Two-year-old Nuan Nuan, whose name means “warmth”, was born in Malaysia’s national zoo in August 2015 a year after her parents Feng Yi and Fu Wa arrived in the country on a 10-year loan from China.
In the wild, giant pandas can only be found in China’s mountainous central regions where their favourite food, bamboo, grows in abundance.
But as part of its policy of “panda diplomacy”, Beijing loans the animals to countries worldwide as a goodwill gesture.
Its agreement with Malaysia provides that cubs born in captivity must be handed back to China at the age of two.
Two-year-old giant panda cub Nuan Nuan is seen inside her enclosure before departing for Chengdu. (Photo: AFP/Mohd RASFAN)
Nuan Nuan was placed inside a container Tuesday and lifted into a Malaysia Airlines freighter for a four and a half hour flight to the Chinese city of Chengdu – home to a special research base for giant panda breeding.
The cub was seen lying comfortably on its stomach with bamboo shoots and carrots by its side.
She will be released into the forest after a period of acclimatisation, Malaysian Environment Minister Wan Junaidi Tuanku Jaafar told AFP.

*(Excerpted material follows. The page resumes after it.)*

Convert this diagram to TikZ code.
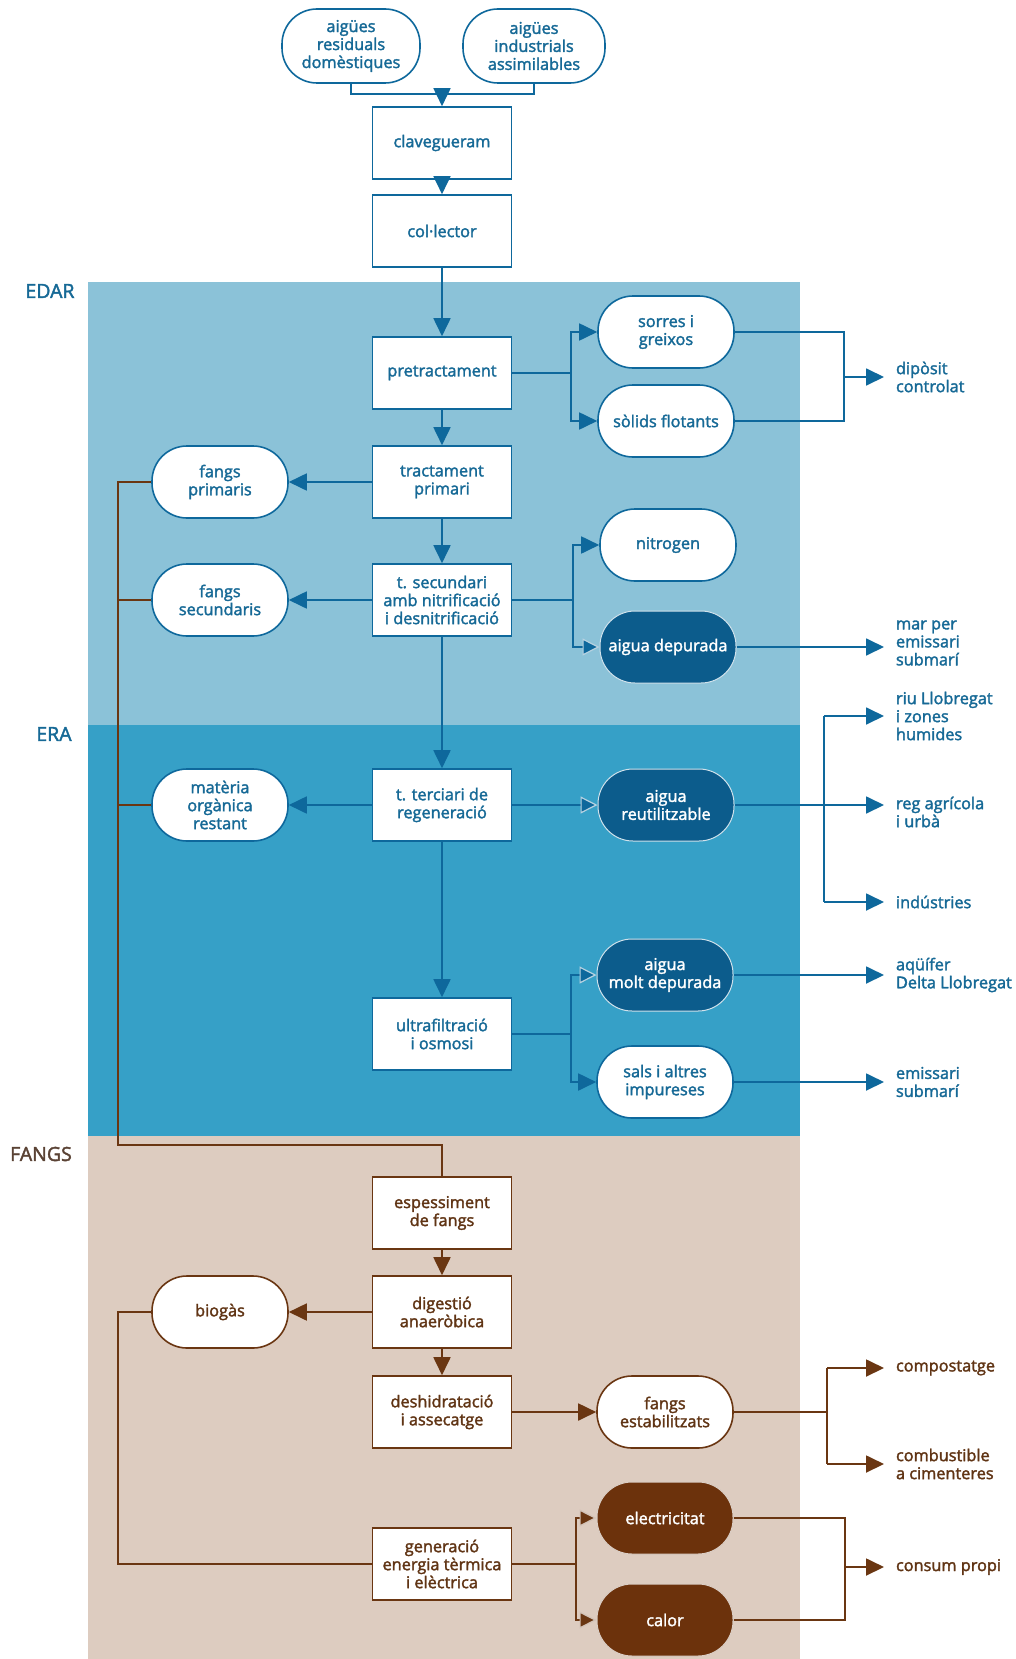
\documentclass[tikz,border=0pt]{standalone}
\usepackage{fontspec}
\setmainfont{Open Sans}[FakeBold=2]
\usetikzlibrary{arrows.meta}
\definecolor{edarbg}{RGB}{139,194,216}
\definecolor{erabg}{RGB}{54,160,199}
\definecolor{fangbg}{RGB}{221,204,192}
\definecolor{bl}{RGB}{14,104,156}
\definecolor{blfill}{RGB}{12,92,140}
\definecolor{bltext}{RGB}{22,105,150}
\definecolor{br}{RGB}{106,54,18}
\definecolor{brfill}{RGB}{108,50,12}
\definecolor{brtext}{RGB}{96,52,20}
\definecolor{fangtxt}{RGB}{90,66,52}
\begin{document}
\begin{tikzpicture}[x=1pt,y=-1pt,
 every node/.style={font=\fontsize{16.3}{18}\selectfont, align=center},
 bbox/.style={draw=bl, fill=white, line width=1.6pt, text=bltext, minimum width=139pt, minimum height=72pt, inner sep=1pt},
 boval/.style={rectangle, rounded corners=35pt, draw=bl, fill=white, line width=1.6pt, text=bltext, minimum width=136pt, minimum height=72pt, inner sep=1pt},
 bovalf/.style={boval, fill=blfill, draw=white!80!bl, line width=1pt, text=white},
 rbox/.style={bbox, draw=br, text=brtext},
 roval/.style={boval, draw=br, text=brtext},
 rovalf/.style={roval, fill=brfill, draw=white!75!br, line width=1pt, text=white},
 blbl/.style={anchor=west, align=left, inner xsep=0pt, inner ysep=0pt, outer xsep=12pt, text=bltext},
 rlbl/.style={blbl, text=brtext},
 bline/.style={draw=bl, line width=1.8pt},
 barr/.style={bline, -{Triangle[length=18pt,width=17pt]}},
 barro/.style={bline, -{Triangle[length=17pt,width=17pt,color=white!70!bl,fill=bl,line width=1.2pt]}},
 rline/.style={draw=br, line width=1.8pt},
 rarr/.style={rline, -{Triangle[length=18pt,width=17pt]}},
 rarro/.style={rline, -{Triangle[length=17pt,width=17pt,color=white!70!br,fill=br,line width=1.2pt]}},
 sect/.style={font=\fontsize{19.5}{22}\selectfont, anchor=center},
]
\useasboundingbox (0,0) rectangle (1016,1659);
\fill[white] (0,0) rectangle (1016,1659);
\fill[edarbg] (88,282) rectangle (800,725);
\fill[erabg] (88,725) rectangle (800,1136);
\fill[fangbg] (88,1136) rectangle (800,1659);

\node[sect, text=bltext] (edar) at (50,291) {EDAR};
\node[sect, text=bltext] (era) at (54,734) {ERA};
\node[sect, text=fangtxt] (fangs) at (41,1154) {FANGS};

% top
\node[boval, minimum width=138pt, minimum height=74pt] (aig1) at (351,46) {aigües\\residuals\\domèstiques};
\node[boval, minimum width=142pt, minimum height=74pt] (aig2) at (534,46) {aigües\\industrials\\assimilables};
\node[bbox] (clav) at (442,143) {clavegueram};
\node[bbox] (col) at (442,231) {col·lector};
\node[bbox] (pre) at (442,373) {pretractament};
\node[bbox] (prim) at (442,482) {tractament\\primari};
\node[bbox] (sec) at (442,600) {t. secundari\\amb nitrificació\\i desnitrificació};
\node[bbox] (ter) at (442,805) {t. terciari de\\regeneració};
\node[bbox] (ultra) at (442,1034) {ultrafiltració\\i osmosi};

\node[boval] (fp) at (220,482) {fangs\\primaris};
\node[boval] (fs) at (220,600) {fangs\\secundaris};
\node[boval] (mo) at (220,805) {matèria\\orgànica\\restant};

\node[boval] (sorres) at (666,332) {sorres i\\greixos};
\node[boval] (solids) at (666,421) {sòlids flotants};
\node[boval] (nitro) at (668,545) {nitrogen};
\node[bovalf] (adep) at (668,647) {aigua depurada};
\node[bovalf] (reut) at (666,805) {aigua\\reutilitzable};
\node[bovalf] (molt) at (665,975) {aigua\\molt depurada};
\node[boval] (sals) at (665,1082) {sals i altres\\impureses};

\node[blbl] (dipo) at (884,377) {dipòsit\\controlat};
\node[blbl] (mar) at (884,643) {mar per\\emissari\\submarí};
\node[blbl] (riu) at (884,716) {riu Llobregat\\i zones\\humides};
\node[blbl] (reg) at (884,812) {reg agrícola\\i urbà};
\node[blbl] (ind) at (884,902) {indústries};
\node[blbl] (aqu) at (884,975) {aqüífer\\Delta Llobregat};
\node[blbl] (emi) at (884,1082) {emissari\\submarí};

% fangs
\node[rbox] (esp) at (442,1213) {espessiment\\de fangs};
\node[rbox] (dig) at (442,1312) {digestió\\anaeròbica};
\node[rbox] (desh) at (442,1412) {deshidratació\\i assecatge};
\node[rbox] (gen) at (442,1564) {generació\\energia tèrmica\\i elèctrica};
\node[roval] (bio) at (220,1312) {biogàs};
\node[roval] (fest) at (665,1412) {fangs\\estabilitzats};
\node[rovalf] (elec) at (665,1518) {electricitat};
\node[rovalf] (calor) at (665,1620) {calor};

\node[rlbl] (comp) at (884,1368) {compostatge};
\node[rlbl] (comb) at (884,1464) {combustible\\a cimenteres};
\node[rlbl] (cons) at (884,1567) {consum propi};

% main flow
\coordinate (m0) at (442,94);
\draw[bline] (aig1.south) |- (m0) -| (aig2.south);
\draw[barr] (m0) -- (clav.north);
\draw[barr] (clav.south) -- (col.north);
\draw[barr] (col.south) -- (pre.north);
\draw[barr] (pre.south) -- (prim.north);
\draw[barr] (prim.south) -- (sec.north);
\draw[barr] (sec.south) -- (ter.north);
\draw[barr] (ter.south) -- (ultra.north);
\draw[barr] (prim.west) -- (fp.east);
\draw[barr] (sec.west) -- (fs.east);
\draw[barr] (ter.west) -- (mo.east);

% pretractament
\coordinate (j1) at (571,373);
\draw[bline] (pre.east) -- (j1);
\draw[barr] (j1) |- (sorres.west);
\draw[barr] (j1) |- (solids.west);
\coordinate (j2) at (844,377);
\draw[bline] (sorres.east) -| (j2) |- (solids.east);
\draw[barr] (j2) -- (dipo.west);

% secundari
\coordinate (j3) at (573,600);
\draw[bline] (sec.east) -- (j3);
\draw[barr] (j3) |- (nitro.west);
\draw[barro] (j3) |- (adep.west);
\draw[barr] (adep.east) -- (adep.east -| mar.west);

% terciari
\draw[barro] (ter.east) -- (reut.west);
\coordinate (ra) at (824,716);
\coordinate (rb) at (824,902);
\draw[bline] (ra) -- (rb);
\draw[barr] (reut.east) -- (reut.east -| reg.west);
\draw[barr] (ra) -- (riu.west);
\draw[barr] (rb) -- (ind.west);

% ultrafiltracio
\coordinate (j5) at (571,1034);
\draw[bline] (ultra.east) -- (j5);
\draw[barro] (j5) |- (molt.west);
\draw[barr] (j5) |- (sals.west);
\draw[barr] (molt.east) -- (aqu.west);
\draw[barr] (sals.east) -- (emi.west);

% brown trunk
\coordinate (t1) at (118,1145);
\draw[rline] (fp.west) -| (t1) -| (esp.north);
\draw[rline] (fs.west) -- (fs.west -| t1);
\draw[rline] (mo.west) -- (mo.west -| t1);

% fangs flow
\draw[rarr] (esp.south) -- (dig.north);
\draw[rarr] (dig.south) -- (desh.north);
\draw[rarr] (dig.west) -- (bio.east);
\coordinate (b0) at (118,1564);
\draw[rline] (bio.west) -| (b0) -- (gen.west);
\draw[rarr] (desh.east) -- (fest.west);
\coordinate (j6) at (827,1412);
\coordinate (c1) at (827,1368);
\coordinate (c2) at (827,1464);
\draw[rline] (fest.east) -- (j6);
\draw[rline] (c1) -- (c2);
\draw[rarr] (c1) -- (comp.west);
\draw[rarr] (c2) -- (comb.west);
\coordinate (j7) at (576,1564);
\draw[rline] (gen.east) -- (j7);
\draw[rarro] (j7) |- (elec.west);
\draw[rarro] (j7) |- (calor.west);
\coordinate (j8) at (845,1567);
\draw[rline] (elec.east) -| (j8) |- (calor.east);
\draw[rarr] (j8) -- (cons.west);
\end{tikzpicture}
\end{document}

“Goodbye Nuan Nuan. Have a good reunion with your kiths and kins you never knew,” he said.
Mat Naim Ramli, the director of the Giant Panda Conservation Centre at the zoo, said he had mixed feelings.

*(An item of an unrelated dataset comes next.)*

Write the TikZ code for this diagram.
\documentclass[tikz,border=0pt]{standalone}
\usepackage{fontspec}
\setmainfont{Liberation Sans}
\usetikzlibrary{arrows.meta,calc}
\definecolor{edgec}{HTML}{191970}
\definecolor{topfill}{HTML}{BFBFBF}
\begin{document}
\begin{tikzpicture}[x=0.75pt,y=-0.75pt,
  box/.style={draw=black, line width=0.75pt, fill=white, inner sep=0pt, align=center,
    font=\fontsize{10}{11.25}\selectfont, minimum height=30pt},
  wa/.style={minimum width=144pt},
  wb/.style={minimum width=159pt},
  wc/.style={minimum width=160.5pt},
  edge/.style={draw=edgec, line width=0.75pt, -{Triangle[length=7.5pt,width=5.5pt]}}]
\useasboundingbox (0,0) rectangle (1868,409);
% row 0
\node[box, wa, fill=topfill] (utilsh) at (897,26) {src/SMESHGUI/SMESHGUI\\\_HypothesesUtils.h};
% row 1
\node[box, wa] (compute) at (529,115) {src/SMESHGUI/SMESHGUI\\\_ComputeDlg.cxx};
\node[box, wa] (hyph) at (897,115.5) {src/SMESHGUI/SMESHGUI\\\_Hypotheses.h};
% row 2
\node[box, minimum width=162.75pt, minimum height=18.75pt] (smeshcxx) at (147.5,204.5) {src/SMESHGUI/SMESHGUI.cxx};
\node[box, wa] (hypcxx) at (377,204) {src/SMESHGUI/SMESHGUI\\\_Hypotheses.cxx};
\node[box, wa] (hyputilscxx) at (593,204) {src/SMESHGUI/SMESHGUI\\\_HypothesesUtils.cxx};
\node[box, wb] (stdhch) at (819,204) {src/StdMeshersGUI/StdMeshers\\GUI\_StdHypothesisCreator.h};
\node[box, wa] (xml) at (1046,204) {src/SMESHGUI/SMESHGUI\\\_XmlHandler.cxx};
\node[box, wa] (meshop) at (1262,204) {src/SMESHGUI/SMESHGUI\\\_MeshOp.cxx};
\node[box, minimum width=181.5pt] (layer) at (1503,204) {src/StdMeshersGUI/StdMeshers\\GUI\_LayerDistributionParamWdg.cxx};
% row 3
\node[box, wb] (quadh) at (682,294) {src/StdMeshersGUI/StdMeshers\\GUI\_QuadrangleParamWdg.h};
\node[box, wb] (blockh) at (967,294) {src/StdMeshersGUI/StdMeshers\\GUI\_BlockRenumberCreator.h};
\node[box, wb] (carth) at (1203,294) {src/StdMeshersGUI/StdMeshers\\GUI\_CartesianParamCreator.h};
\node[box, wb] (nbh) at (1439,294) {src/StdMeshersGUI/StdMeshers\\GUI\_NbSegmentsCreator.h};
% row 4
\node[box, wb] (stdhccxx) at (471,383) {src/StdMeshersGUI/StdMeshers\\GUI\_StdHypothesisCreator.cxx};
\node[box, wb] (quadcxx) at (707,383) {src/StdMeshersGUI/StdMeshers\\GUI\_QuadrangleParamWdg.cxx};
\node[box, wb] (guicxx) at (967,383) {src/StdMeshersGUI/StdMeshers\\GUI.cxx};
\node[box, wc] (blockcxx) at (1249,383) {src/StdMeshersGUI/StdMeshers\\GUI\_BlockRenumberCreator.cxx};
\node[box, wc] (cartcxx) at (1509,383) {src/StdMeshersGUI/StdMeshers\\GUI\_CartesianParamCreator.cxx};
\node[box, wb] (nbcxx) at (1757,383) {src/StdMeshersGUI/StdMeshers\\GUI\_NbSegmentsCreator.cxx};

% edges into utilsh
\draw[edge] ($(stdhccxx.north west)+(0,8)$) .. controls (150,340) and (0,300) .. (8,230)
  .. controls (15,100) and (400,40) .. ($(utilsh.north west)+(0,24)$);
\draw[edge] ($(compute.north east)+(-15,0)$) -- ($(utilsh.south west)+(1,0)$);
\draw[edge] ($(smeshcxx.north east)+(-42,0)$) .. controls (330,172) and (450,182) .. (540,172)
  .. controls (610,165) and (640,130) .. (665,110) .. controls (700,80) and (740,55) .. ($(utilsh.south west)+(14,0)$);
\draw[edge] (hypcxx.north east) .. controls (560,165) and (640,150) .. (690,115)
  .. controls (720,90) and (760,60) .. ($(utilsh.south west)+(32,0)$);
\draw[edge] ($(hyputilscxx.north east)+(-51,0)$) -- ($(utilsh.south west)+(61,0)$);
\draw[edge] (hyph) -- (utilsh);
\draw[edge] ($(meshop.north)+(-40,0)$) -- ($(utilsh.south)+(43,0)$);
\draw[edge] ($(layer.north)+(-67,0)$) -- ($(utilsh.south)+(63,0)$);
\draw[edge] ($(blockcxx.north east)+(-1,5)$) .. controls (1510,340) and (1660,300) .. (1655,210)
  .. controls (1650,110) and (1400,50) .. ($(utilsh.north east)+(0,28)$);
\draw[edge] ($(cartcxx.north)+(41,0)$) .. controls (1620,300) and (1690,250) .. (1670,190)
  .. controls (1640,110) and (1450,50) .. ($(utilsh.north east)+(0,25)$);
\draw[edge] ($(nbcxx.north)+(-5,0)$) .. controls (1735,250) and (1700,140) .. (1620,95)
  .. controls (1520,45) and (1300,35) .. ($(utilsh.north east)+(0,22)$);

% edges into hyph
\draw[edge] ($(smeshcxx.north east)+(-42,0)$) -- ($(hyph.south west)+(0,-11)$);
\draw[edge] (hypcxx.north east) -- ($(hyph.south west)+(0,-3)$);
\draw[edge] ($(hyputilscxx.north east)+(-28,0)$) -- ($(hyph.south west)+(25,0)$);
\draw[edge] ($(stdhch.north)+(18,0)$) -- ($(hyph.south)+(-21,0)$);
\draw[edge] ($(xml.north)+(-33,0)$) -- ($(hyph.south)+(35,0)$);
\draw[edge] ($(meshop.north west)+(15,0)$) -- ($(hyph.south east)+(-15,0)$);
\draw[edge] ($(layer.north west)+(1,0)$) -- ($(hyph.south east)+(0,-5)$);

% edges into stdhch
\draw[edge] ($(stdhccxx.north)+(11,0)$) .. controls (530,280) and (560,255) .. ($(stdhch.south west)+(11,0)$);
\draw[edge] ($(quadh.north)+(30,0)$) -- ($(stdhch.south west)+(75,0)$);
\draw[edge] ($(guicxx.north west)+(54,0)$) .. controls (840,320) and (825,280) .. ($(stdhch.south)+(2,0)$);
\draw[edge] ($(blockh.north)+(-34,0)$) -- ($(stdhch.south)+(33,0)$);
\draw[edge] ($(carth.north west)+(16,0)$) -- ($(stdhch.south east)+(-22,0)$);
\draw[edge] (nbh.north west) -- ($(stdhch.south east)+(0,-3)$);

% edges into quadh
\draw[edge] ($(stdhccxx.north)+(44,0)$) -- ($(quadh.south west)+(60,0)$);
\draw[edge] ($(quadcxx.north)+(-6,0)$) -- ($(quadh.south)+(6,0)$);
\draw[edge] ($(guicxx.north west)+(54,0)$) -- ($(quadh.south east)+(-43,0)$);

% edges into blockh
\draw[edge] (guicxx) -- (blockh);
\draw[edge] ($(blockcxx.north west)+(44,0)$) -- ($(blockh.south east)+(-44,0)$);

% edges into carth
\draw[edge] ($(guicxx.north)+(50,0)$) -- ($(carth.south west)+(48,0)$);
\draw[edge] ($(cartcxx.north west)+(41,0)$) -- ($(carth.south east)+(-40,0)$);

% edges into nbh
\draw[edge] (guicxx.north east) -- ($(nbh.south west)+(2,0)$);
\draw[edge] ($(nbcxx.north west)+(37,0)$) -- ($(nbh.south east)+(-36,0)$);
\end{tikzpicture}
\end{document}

“A little bit sad and a little bit happy,” he said at Kuala Lumpur airport.
“Sad because the cub is going to China. Happy because Malaysia has contributed towards panda conservation.”
The decision to house the pandas in a special US$7.7 million facility had caused controversy in Malaysia, with environmentalists arguing the money would have been better spent on conservation of local wildlife.
Pandas have a notoriously low reproductive rate and are under pressure from factors such as habitat loss.
There are an estimated 1,864 in the wild, according to the International Union for Conservation, which classes them as “vulnerable.”